The tragic upheaval of World War I postponed the 1916 Games that had been scheduled to be held in Berlin. The 1920 Games were awarded to Antwerp, in part to honour the suffering that had been inflicted on the Belgian people during the war.
Despite persistent rain, the traumatic toll of war, and the exclusion of the Allies’ vanquished enemies - Germany, Austria, Hungary, Bulgaria and Turkey - the Antwerp Games served to revive the Olympics after eight long years.
The Antwerp Games were built on the themes of peace and harmony. The Opening Ceremony was notable for the introduction of the Olympic flag (designed in 1913) and the Olympic Oath (or Athletes’ Oath). Belgian Victor Boin, a former water polo medallist who would win a fencing medal at the Games, became the first person to read the oath on behalf of the competitors during the Opening Ceremony. In the wake of the war, conditions for athletes were sometimes lacking, but earnest organisers and the hearty spirit of the local community ensured a good atmosphere for competition.
Australia at these Games
Australia had a team of thirteen athletes, twelve men and one woman, in Antwerp. Unlike previous Games, Australia competed separately and not with New Zealand in a combined Australasian team.
Australia won three medals, two silver and a bronze.

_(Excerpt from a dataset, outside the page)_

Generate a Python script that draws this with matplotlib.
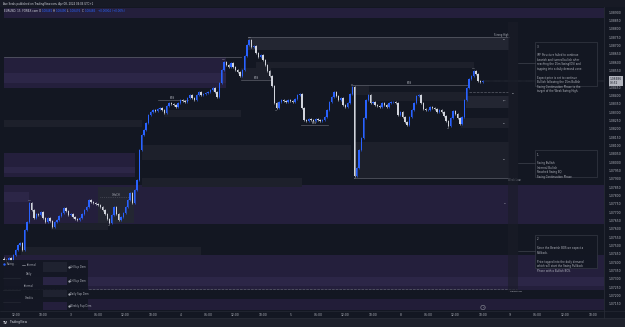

Walker and flag bearer George Parker was second in the 3000m walk, and the 4x200m freestyle relay team - Frank Beaurepaire, Henry Hay, William Herald and Ivan Stedman - chased home the champion US team. (Keith Kirkland had swum in the heats of the relay, but was replaced by Beaurepaire for the final. He did not receive a medal, but would if competing today.)
The other medal was won by Beaurepaire in the 1500m, adding to his two medals won in 1908. His sister, Lily, was the sole woman participant for Australia, racing in both the 100m and 400m freestyle events. Another notable representative was hurdler Wilfred Kent-Hughes, who raced in the 110m and 400m hurdle events. He would later be chairman of the Melbourne 1956 Olympic organising committee.
Ironically, the only Australian to carry away a gold meal from Antwerp was Dan Carroll, the playing coach of the American rugby team and a former Wallaby winger.